Сапроний икнул и продолжал с новой силой:
- Стой, - прервал Аргантоний вдохновенную речь поэта. - «За пиримом пирим» - плохо. Не поэтично. Слово «пирим» годится только для рудничных донесений. «За крупицей крупица» - так будет хорошо.
- Хорошо? - вскричал Сапроний. - Нет, Ослепительный, не хорошо, а превосходно!
Тут поднялся сухонький человечек с остроконечной бородкой. Кашлянув и прикрыв рот горстью, дабы не обеспокоить соседей дыханием, он произнес тонким голосом:
- Дозволь, Ослепительный, уточнить слова сверкающего Сапрония. Он говорит: «В Накоплении, вечно текущем». Это не совсем точное определение. Сущность Накопления - неизменность, а не текучесть, хотя бы и вечная. Ибо то, что течет, неизбежно изменяется, и это наводит на опасную мысль об изменчивости Неизменного, что, в свою очередь, ставит под сомнение саму Сущность и даже, - он понизил голос, - даже Сущность Сущности.

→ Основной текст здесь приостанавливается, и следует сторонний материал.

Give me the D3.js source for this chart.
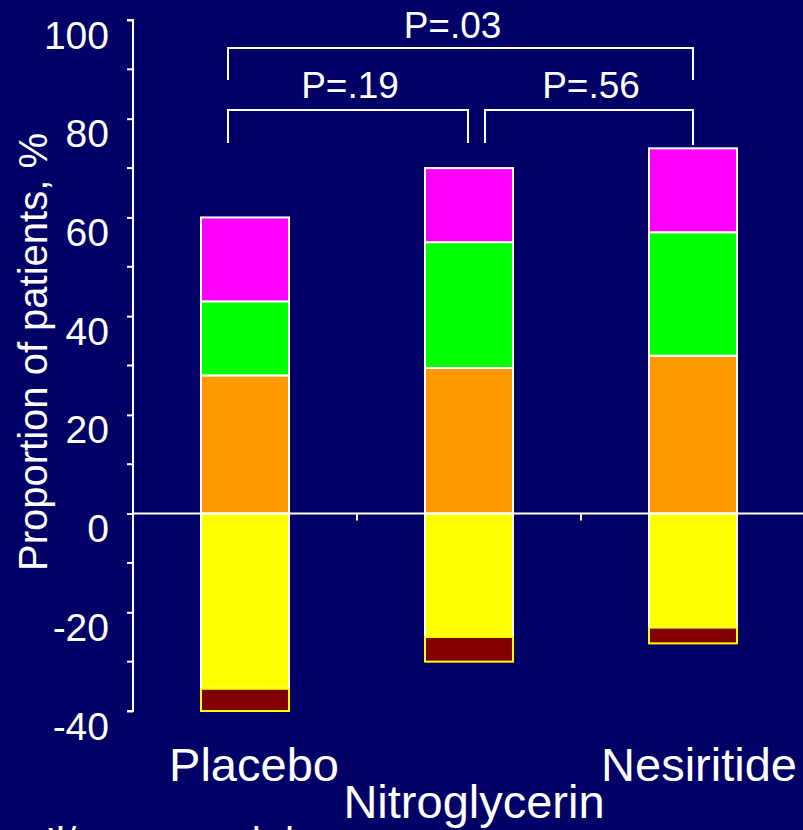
<!DOCTYPE html>
<html>
<head>
<meta charset="utf-8">
<script src="https://cdn.jsdelivr.net/npm/d3@7"></script>
<style>
html,body{margin:0;padding:0;background:#000066;overflow:hidden;}
svg{display:block;}
text{font-family:"Liberation Sans",Arial,sans-serif;fill:#fff;}
</style>
</head>
<body>
<svg id="chart" width="803" height="830"></svg>
<script>
// ---- data ----
const categories = ["Placebo", "Nitroglycerin", "Nesiritide"];
const seriesNames = ["Minimally better", "Moderately better", "Markedly better", "No change", "Worse"];
const minimallyBetter = [28, 29.5, 32];
const moderatelyBetter = [15, 25.5, 25];
const markedlyBetter = [17, 15, 17];
const noChange = [-35.5, -25, -23.1];
const worse = [-4.5, -5, -3.2];
const yTicks = [-40, -20, 0, 20, 40, 60, 80, 100];
const yMinorTicks = [-30, -10, 10, 30, 50, 70, 90];
const comparisons = [
  {from: "Placebo", to: "Nesiritide", label: "P=.03", level: 0},
  {from: "Placebo", to: "Nitroglycerin", label: "P=.19", level: 1},
  {from: "Nitroglycerin", to: "Nesiritide", label: "P=.56", level: 1}
];

const svg = d3.select("#chart");
const W = 803, H = 830;
svg.append("rect").attr("width", W).attr("height", H).attr("fill", "#000066");

const y = d3.scaleLinear().domain([-40, 100]).range([711, 20]);
const x = d3.scaleBand().domain(categories).range([133, 805]).paddingInner(0.607).paddingOuter(0.3035);

// stacked segments
const posSeries = [
  {vals: minimallyBetter, color: "#FF9900", stroke: "#fff"},
  {vals: moderatelyBetter, color: "#00FF00", stroke: "#fff"},
  {vals: markedlyBetter, color: "#FF00FF", stroke: "#fff"}
];
const negSeries = [
  {vals: noChange, color: "#FFFF00", stroke: "#fff"},
  {vals: worse, color: "#800000", stroke: "#FFFF00"}
];
const segs = [];
categories.forEach((c, i) => {
  let base = 0;
  posSeries.forEach(s => { segs.push({c, y0: base, y1: base + s.vals[i], color: s.color, stroke: s.stroke}); base += s.vals[i]; });
  base = 0;
  negSeries.forEach(s => { segs.push({c, y0: base, y1: base + s.vals[i], color: s.color, stroke: s.stroke}); base += s.vals[i]; });
});

// axes
const axisG = svg.append("g").attr("transform", "translate(133,0)");
axisG.call(d3.axisLeft(y).tickValues(yTicks).tickSize(6).tickFormat(d => String(d)));
axisG.selectAll(".domain").attr("stroke", "#fff").attr("stroke-width", 2).attr("d", `M-6,${y(100)}H0V${y(-40)}H-6`);
axisG.selectAll(".tick line").attr("stroke", "#fff").attr("stroke-width", 2);
axisG.selectAll(".tick text")
  .attr("fill", "#fff").attr("x", -24).attr("dy", null).attr("y", 28)
  .style("font-size", "39px").style("font-family", "'Liberation Sans',Arial,sans-serif");
axisG.selectAll(".minor").data(yMinorTicks).enter().append("line")
  .attr("x1", -6).attr("x2", 0).attr("y1", d => y(d)).attr("y2", d => y(d))
  .attr("stroke", "#fff").attr("stroke-width", 2);

// bars
svg.append("g").selectAll("rect").data(segs).enter().append("rect")
  .attr("x", d => x(d.c))
  .attr("width", x.bandwidth())
  .attr("y", d => y(Math.max(d.y0, d.y1)))
  .attr("height", d => Math.abs(y(d.y0) - y(d.y1)))
  .attr("fill", d => d.color)
  .attr("stroke", d => d.stroke)
  .attr("stroke-width", 2);

// zero line and category ticks
svg.append("line").attr("x1", 133).attr("x2", W).attr("y1", y(0)).attr("y2", y(0))
  .attr("stroke", "#fff").attr("stroke-width", 2);
const step = x.step();
svg.append("g").selectAll("line").data(categories.slice(1)).enter().append("line")
  .attr("x1", d => x(d) + x.bandwidth() / 2 - step / 2)
  .attr("x2", d => x(d) + x.bandwidth() / 2 - step / 2)
  .attr("y1", y(0)).attr("y2", y(0) + 7)
  .attr("stroke", "#fff").attr("stroke-width", 2);

// category labels
const cx = c => x(c) + x.bandwidth() / 2;
const labelShift = [9, 5, 6];
svg.append("g").selectAll("text").data(categories).enter().append("text")
  .attr("x", (d, i) => cx(d) + labelShift[i])
  .attr("y", (d, i) => i === 1 ? 818 : 781)
  .attr("text-anchor", "middle")
  .style("font-size", "47px")
  .text(d => d);

// y axis title
svg.append("text")
  .attr("transform", "translate(47,352) rotate(-90)")
  .attr("text-anchor", "middle")
  .style("font-size", "40px")
  .text("Proportion of patients, %");

// brackets
const bracketLevels = [{top: 48, bottom: 80, textY: 38}, {top: 110, bottom: 143, textY: 98}];
comparisons.forEach(cmp => {
  const lv = bracketLevels[cmp.level];
  let x1 = cx(cmp.from), x2 = cx(cmp.to);
  if (cmp.from === "Placebo") x1 -= 17;
  if (cmp.from === "Nitroglycerin") x1 += 16;
  if (cmp.to === "Nitroglycerin") x2 -= 1;
  svg.append("path")
    .attr("d", `M${x1},${lv.bottom}V${lv.top}H${x2}V${lv.bottom + (cmp.level === 1 && cmp.from === "Nitroglycerin" ? 2 : 0)}`)
    .attr("fill", "none").attr("stroke", "#fff").attr("stroke-width", 2);
  svg.append("text")
    .attr("x", (x1 + x2) / 2 + (cmp.level === 1 ? 2 : -8))
    .attr("y", lv.textY)
    .attr("text-anchor", "middle")
    .style("font-size", "37px")
    .text(cmp.label);
});

// cropped footnote at the bottom edge
svg.append("text")
  .attr("x", 45).attr("y", 856)
  .style("font-size", "40px")
  .text("Il/ worsened dyspnea");
</script>
</body>
</html>
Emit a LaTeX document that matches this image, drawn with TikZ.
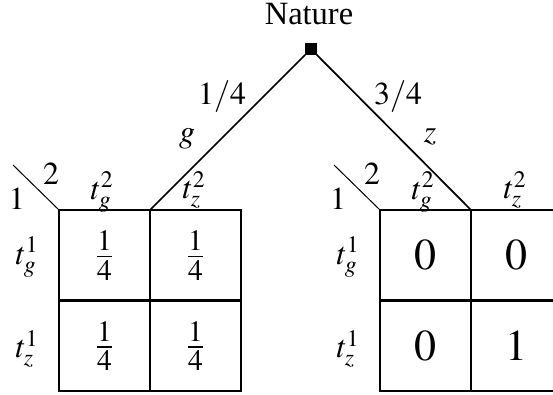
\documentclass[tikz,border=0pt]{standalone}
\usepackage{mathptmx}
\usepackage{fontspec}
\setmainfont{Liberation Serif}
\usetikzlibrary{positioning}

\tikzset{
  lbl/.style={font=\fontsize{32}{36}\selectfont, inner sep=0pt},
  val/.style={font=\fontsize{44}{48}\selectfont, inner sep=0pt},
  frc/.style={font=\fontsize{40}{44}\selectfont, inner sep=0pt},
  branch/.style={line width=1.7pt},
  cellline/.style={line width=2.2pt},
}

\begin{document}
\begin{tikzpicture}[x=1pt,y=1pt]
    \clip (0,0) rectangle (553,394);

    % Nature move
    \node[draw, fill=black, inner sep=0pt, minimum size=11pt] (root) at (311,345) {};
    \node[font=\fontsize{32.5}{36}\selectfont, inner sep=0pt] (nature) at (309,380) {Nature};

    % Branches to the two tables
    \coordinate (gend) at (150,184);
    \coordinate (zend) at (471,184);
    \draw[branch] (root) -- (gend);
    \draw[branch] (root) -- (zend);
    \node[lbl] (pg) at (222,297) {$1/4$};
    \node[lbl] (pz) at (398,297) {$3/4$};
    \node[lbl] (g) at (187,255) {$g$};
    \node[lbl] (z) at (430,257) {$z$};

    % Tables with type labels
    \foreach \x/\n in {59/L, 380/R} {
        \draw[cellline] (\x,3) rectangle ++(182,181);
        \draw[cellline] (\x+91,3) -- ++(0,181);
        \draw[cellline] (\x,93.5) -- ++(182,0);
        \coordinate (\n corner) at (\x,184);
        \draw[line width=1pt] (\n corner) -- ++(-46,45);
        \node[lbl] (\n-p2) at (\x-8,220) {$2$};
        \node[lbl] (\n-p1) at (\x-42,195) {$1$};
        \node[lbl] (\n-tg2) at (\x+43,202) {$t_g^2$};
        \node[lbl] (\n-tz2) at (\x+135,204) {$t_z^2$};
        \node[lbl] (\n-tg1) at (\x-32,137) {$t_g^1$};
        \node[lbl] (\n-tz1) at (\x-32,45) {$t_z^1$};
    }

    % Probabilities in the cells
    \node[frc] (Lgg) at (104.5,138.5) {$\frac{1}{4}$};
    \node[frc] (Lgz) at (195.5,138.5) {$\frac{1}{4}$};
    \node[frc] (Lzg) at (104.5,48) {$\frac{1}{4}$};
    \node[frc] (Lzz) at (195.5,48) {$\frac{1}{4}$};
    \node[val] (Rgg) at (425.5,138.5) {$0$};
    \node[val] (Rgz) at (516.5,138.5) {$0$};
    \node[val] (Rzg) at (425.5,48) {$0$};
    \node[val] (Rzz) at (516.5,48) {$1$};
\end{tikzpicture}
\end{document}
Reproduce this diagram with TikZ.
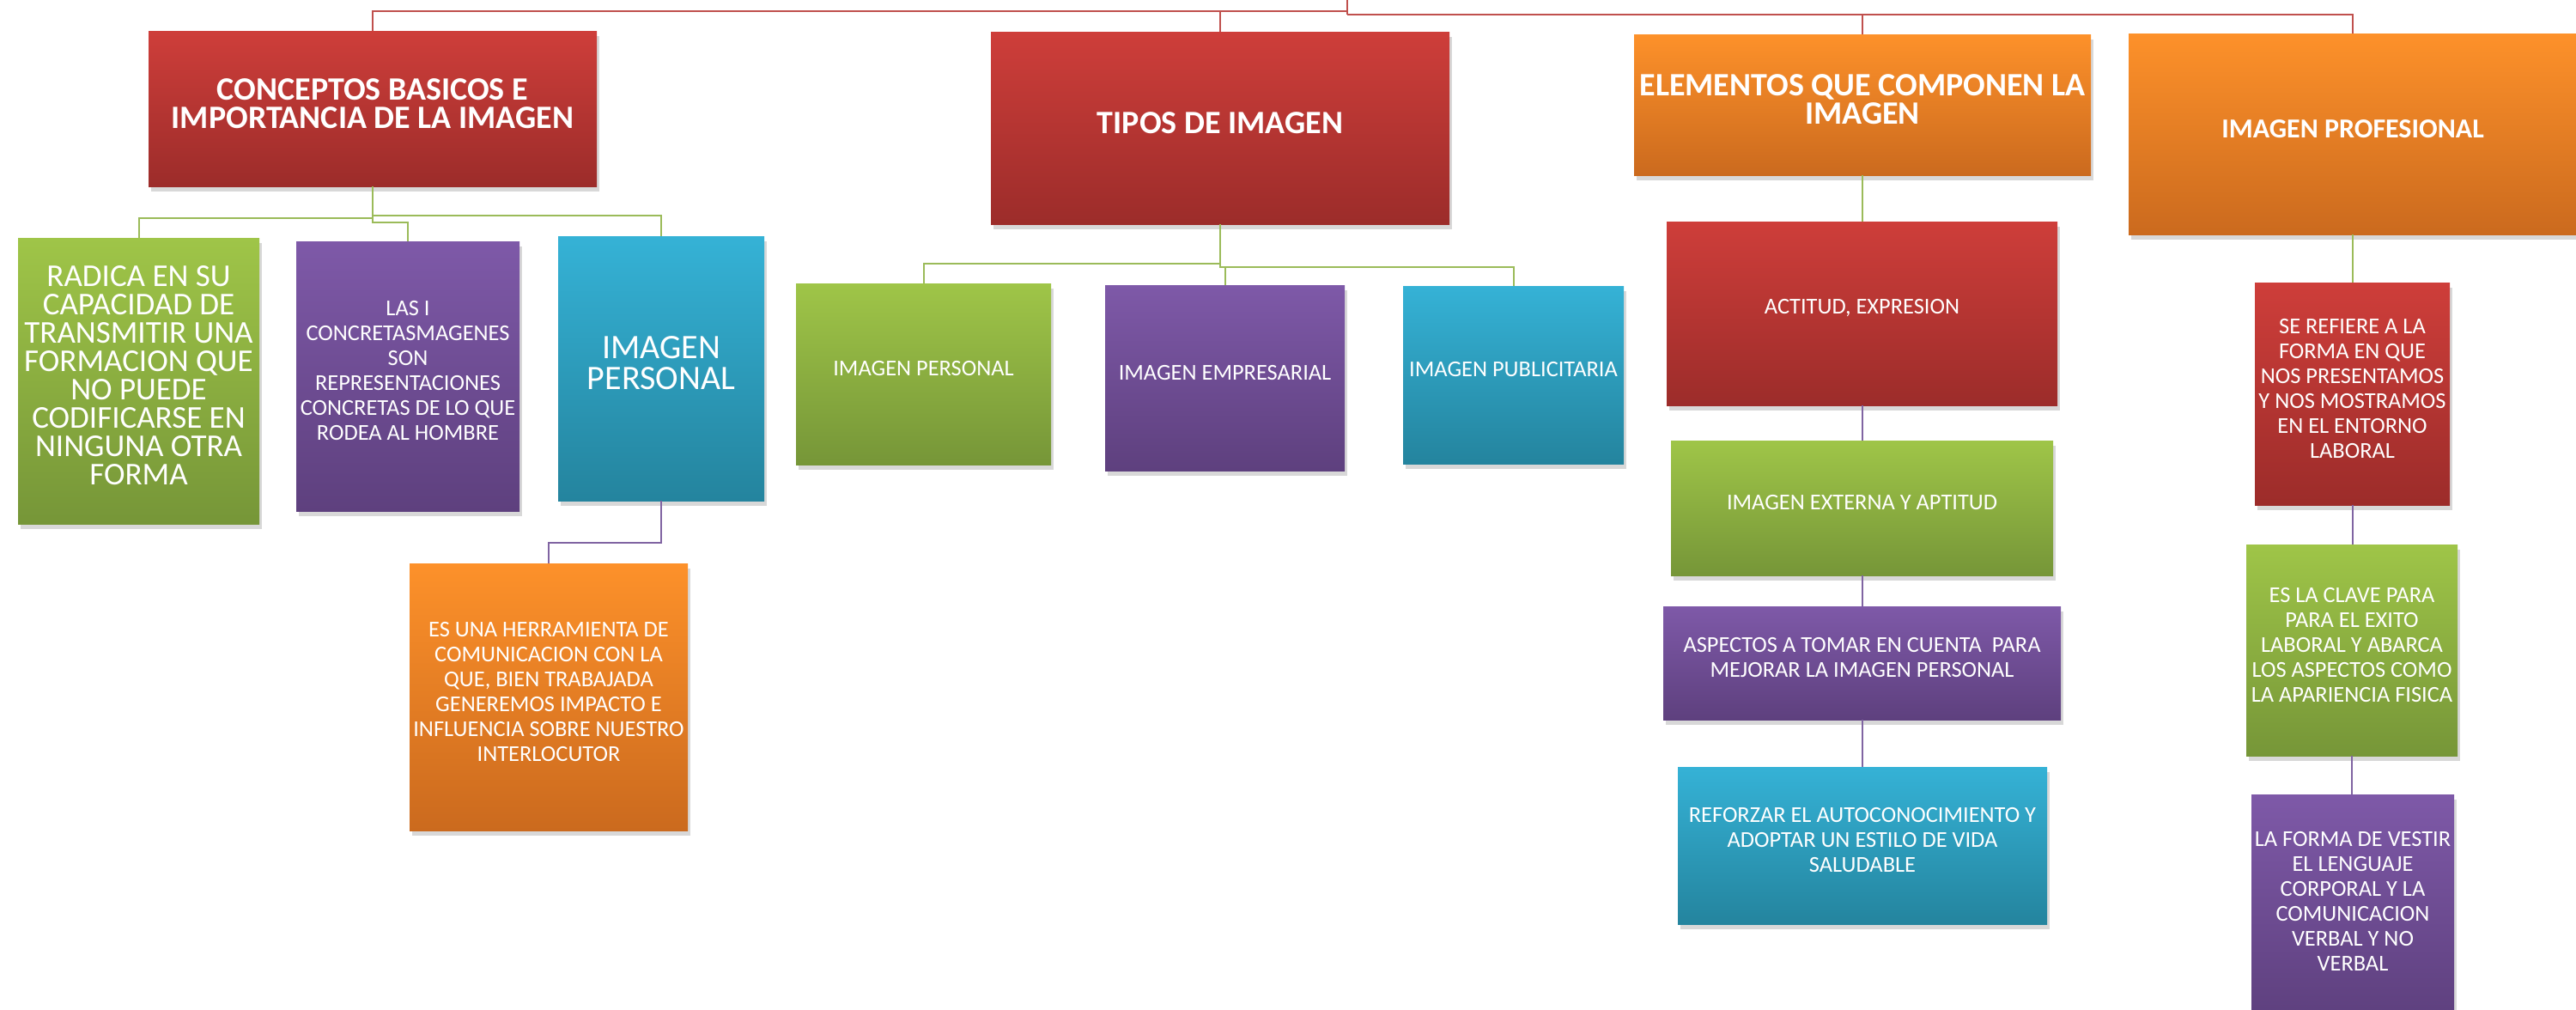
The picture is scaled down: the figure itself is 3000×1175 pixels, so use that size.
\documentclass[tikz,border=0pt]{standalone}
\usepackage{fontspec}
\setmainfont{Carlito}
\usetikzlibrary{shadows}
\definecolor{redT}{RGB}{206,62,58}
\definecolor{redB}{RGB}{156,44,42}
\definecolor{orangeT}{RGB}{253,145,42}
\definecolor{orangeB}{RGB}{203,106,30}
\definecolor{greenT}{RGB}{159,197,72}
\definecolor{greenB}{RGB}{118,150,56}
\definecolor{purpleT}{RGB}{126,89,168}
\definecolor{purpleB}{RGB}{94,64,126}
\definecolor{blueT}{RGB}{53,178,214}
\definecolor{blueB}{RGB}{36,132,158}
\definecolor{lred}{RGB}{192,80,77}
\definecolor{lgreen}{RGB}{155,187,89}
\definecolor{lpurple}{RGB}{128,100,162}
\newcommand{\mybox}[8]{%
  \pgfmathsetmacro{\mybw}{(#4-#2)/2}%
  \pgfmathsetmacro{\mybh}{(#5-#3)/2}%
  \node[#6, minimum width=\mybw pt, minimum height=\mybh pt, anchor=north west] (#1) at (#2,#3) {};%
  \node[#7] (#1t) at ([yshift=3pt]#1.center) {#8};%
}
\begin{document}
\begin{tikzpicture}[x=0.5pt,y=-0.5pt,
  boxbase/.style={rectangle, inner sep=0pt, outer sep=0pt, draw=none,
    drop shadow={shadow xshift=1.5pt, shadow yshift=-3pt, opacity=0.25, fill=black!60}},
  redbox/.style={boxbase, top color=redT, bottom color=redB},
  orangebox/.style={boxbase, top color=orangeT, bottom color=orangeB},
  greenbox/.style={boxbase, top color=greenT, bottom color=greenB},
  purplebox/.style={boxbase, top color=purpleT, bottom color=purpleB},
  bluebox/.style={boxbase, top color=blueT, bottom color=blueB},
  ttl/.style={text=white, align=center, inner sep=0pt, font=\fontsize{19pt}{16.5pt}\selectfont\bfseries},
  ttlsmall/.style={text=white, align=center, inner sep=0pt, font=\fontsize{16pt}{16.5pt}\selectfont\bfseries},
  txt/.style={text=white, align=center, inner sep=0pt, font=\fontsize{13.2pt}{14.5pt}\selectfont},
  txtbig/.style={text=white, align=center, inner sep=0pt, font=\fontsize{18.5pt}{16.5pt}\selectfont},
  txthuge/.style={text=white, align=center, inner sep=0pt, font=\fontsize{20pt}{18pt}\selectfont},
  lineR/.style={draw=lred, line width=1.2pt},
  lineG/.style={draw=lgreen, line width=1pt},
  lineP/.style={draw=lpurple, line width=1pt}
]
\useasboundingbox (0,0) rectangle (3000,1175);
\fill[white] (0,0) rectangle (3000,1175);

% level 1
\mybox{c1}{173}{36}{695}{217}{redbox}{ttl}{CONCEPTOS BASICOS E\\IMPORTANCIA DE LA IMAGEN}
\mybox{c2}{1154}{37}{1688}{261}{redbox}{ttl}{TIPOS DE IMAGEN}
\mybox{c3}{1903}{40}{2435}{204}{orangebox}{ttl}{ELEMENTOS QUE COMPONEN LA\\IMAGEN}
\mybox{c4}{2479}{39}{3001}{273}{orangebox}{ttlsmall}{IMAGEN PROFESIONAL}

% level 2 under CONCEPTOS
\mybox{a1}{21}{277}{302}{610}{greenbox}{txtbig}{RADICA EN SU\\CAPACIDAD DE\\TRANSMITIR UNA\\FORMACION QUE\\NO PUEDE\\CODIFICARSE EN\\NINGUNA OTRA\\FORMA}
\mybox{a2}{345}{281}{605}{595}{purplebox}{txt}{LAS I\\CONCRETASMAGENES\\SON\\REPRESENTACIONES\\CONCRETAS DE LO QUE\\RODEA AL HOMBRE}
\mybox{a3}{650}{275}{890}{583}{bluebox}{txthuge}{IMAGEN\\PERSONAL}
\mybox{a4}{477}{656}{801}{967}{orangebox}{txt}{ES UNA HERRAMIENTA DE\\COMUNICACION CON LA\\QUE, BIEN TRABAJADA\\GENEREMOS IMPACTO E\\INFLUENCIA SOBRE NUESTRO\\INTERLOCUTOR}

% level 2 under TIPOS
\mybox{b1}{927}{330}{1224}{541}{greenbox}{txt}{IMAGEN PERSONAL}
\mybox{b2}{1287}{332}{1566}{548}{purplebox}{txt}{IMAGEN EMPRESARIAL}
\mybox{b3}{1634}{333}{1891}{540}{bluebox}{txt}{IMAGEN PUBLICITARIA}

% chain under ELEMENTOS
\mybox{d1}{1941}{258}{2396}{472}{redbox}{txt}{ACTITUD, EXPRESION}
\mybox{d2}{1946}{513}{2391}{670}{greenbox}{txt}{IMAGEN EXTERNA Y APTITUD}
\mybox{d3}{1937}{706}{2400}{838}{purplebox}{txt}{ASPECTOS A TOMAR EN CUENTA\ \ PARA\\MEJORAR LA IMAGEN PERSONAL}
\mybox{d4}{1954}{893}{2384}{1076}{bluebox}{txt}{REFORZAR EL AUTOCONOCIMIENTO Y\\ADOPTAR UN ESTILO DE VIDA\\SALUDABLE}

% chain under PROFESIONAL
\mybox{e1}{2626}{329}{2853}{588}{redbox}{txt}{SE REFIERE A LA\\FORMA EN QUE\\NOS PRESENTAMOS\\Y NOS MOSTRAMOS\\EN EL ENTORNO\\LABORAL}
\mybox{e2}{2616}{634}{2862}{880}{greenbox}{txt}{ES LA CLAVE PARA\\PARA EL EXITO\\LABORAL Y ABARCA\\LOS ASPECTOS COMO\\LA APARIENCIA FISICA}
\mybox{e3}{2622}{925}{2858}{1185}{purplebox}{txt}{LA FORMA DE VESTIR\\EL LENGUAJE\\CORPORAL Y LA\\COMUNICACION\\VERBAL Y NO\\VERBAL}

% root connectors
\coordinate (root) at (1569,0);
\coordinate (busL) at (1569,13);
\coordinate (busR) at (1569,17);
\draw[lineR] (root) -- (busR);
\draw[lineR] (busL) -| (c1.north);
\draw[lineR] (busL) -| (c2.north);
\draw[lineR] (busR) -| (c3.north);
\draw[lineR] (busR) -| (c4.north);

% CONCEPTOS children
\coordinate (j1) at (434,254);
\draw[lineG] (c1.south) -- ++(0,34) -| (a3.north);
\draw[lineG] (c1.south) -- (j1) -| (a1.north);
\draw[lineG] (j1) -- ++(0,5) -| (a2.north);
\draw[lineP] (a3.south) -- ++(0,49) -| (a4.north);

% TIPOS children
\coordinate (j2) at (1421,307);
\draw[lineG] (c2.south) -- (j2) -| (b1.north);
\draw[lineG] (j2) -- ++(0,4) -| (b3.north);
\draw[lineG] (j2) -- ++(0,4) -| (b2.north);

% ELEMENTOS chain
\draw[lineG] (c3.south) -- (c3.south |- d1.north);
\draw[lineP] (d1.south) -- (d1.south |- d2.north);
\draw[lineP] (d2.south) -- (d2.south |- d3.north);
\draw[lineP] (d3.south) -- (d3.south |- d4.north);

% PROFESIONAL chain
\draw[lineG] (c4.south) -- (c4.south |- e1.north);
\draw[lineP] (e1.south) -- (e1.south |- e2.north);
\draw[lineP] (e2.south) -- (e2.south |- e3.north);
\end{tikzpicture}
\end{document}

- Да что же это! - Сапроний встревоженно затряс подбородками. - Я, как известно, высоко ценю ученость сверкающего Кострулия, но не согласен я! В моей фразе понятие «Текучесть» совокуплено с высшим понятием «Вечность», что не дает права искажать смысл стихов, суть которых как раз и подтверждают Неизменность Сущности, а также Сущность Неизменности.
- И все-таки стихи уязвимы, - мягко сказал Кострулий. - Даже оставив в стороне тонкости основоположений Вечности и Текучести, замочу, что на протяжении десяти строк сверкающий Сапроний ни разу не упомянул великого имени Аргантония. А, как известно, упоминание не должно быть реже одного раза на шесть строк.
Сапроний подался к царю тучным корпусом.
- Дозволь же. Ослепительный, дочитать до конца - дальше идет о твоей непреходящей во веки веков славе… - Он вдруг осекся, завопил: - Ослепительный, скажи светозарному Павлидию, пусть он не смотрит на меня гак!
Павлидий, слегка растянув тонкие губы в улыбке, опустил финикийское стеклышко, сквозь которое смотрел на поэта.
У Аргантония борода затряслась от смеха.
- Уж не попал ли наш Сапроний в твои списки? - спросил он.
Павлидий убрал улыбку с лица.
Государственные дела не оставляют мне времени для повседневного наблюдения за поэзией - это, как известно, поручено Сапронию. А он, как мы видим, и сам попадает под власть заблуждений. Чего же удивляться тому, что произошло на вчерашнем состязании поэтов? Взять хотя бы стихотворение Нирула…
- Помню, - сказал Аргантоний. - Стихи местами не отделаны, но основная мысль - прославление моего имени - выражена удовлетворительно.
- Мой ученик, - поспешно вставил Сапроний.
- На слух все было хорошо, - тихо сказал Павлидий. - Но я взглянул на пергамент Нирула и сразу понял, что он опасный враг. Он раздвоил, Ослепительный, твое имя. Он написал в одной строке «Арган» и перенес на другую «тоний».
В палате воцарилась зловещая тишина. Сапроний грузно рухнул на колени и пополз к царю.
- Всюду враги. Всюду преступники, - огорченно сказал Аргантоний. - Покоя нет. Ты отправил Нирула на рудники?
- Сегодня же отправлю, - ответил Павлидий.
- Не торопись. Торопятся те, кто спешит. А в государственных долах спешка не нужна. Надо судить его. Перед народом.
- Будет исполнено, Ослепительный.
- Встань, - сказал царь Сапронию. - Твоя преданность мне известна. Но за едой и развлечениями ты перестал стараться. Мне доложили, что ты держишь в загородном доме одиннадцать кошек. Я, кажется, ясно определил в указе, кому сколько полагается.
- Наговоры, Ослепительный! - взвизгнул Сапроний. У него сегодня был черный день.
- Пять котов и шесть кошек, - спокойно уточнил Павлидий.
- Хоть и люблю я тебя, Сапроний, а никому не позволю. Лишних кошек сдать!
И царь принялся за тыкву, варенную в меду, тщательно оберегая бороду от капель.
Горгия провел в обеденную палату тот самый мелкозавитой щеголь, что встречал его корабль.
Щеголь звали его Литеннон - заранее растолковал греку, как следует подползать к царю. Горгий на миг растерялся: но торжественному случаю он надел праздничный гиматий, обшитый по подолу красным меандром, а каменные плиты пола были нечисты от кошек. Однако размышлять не приходилось: подобрав гиматий, он стал на колени и пополз к царю.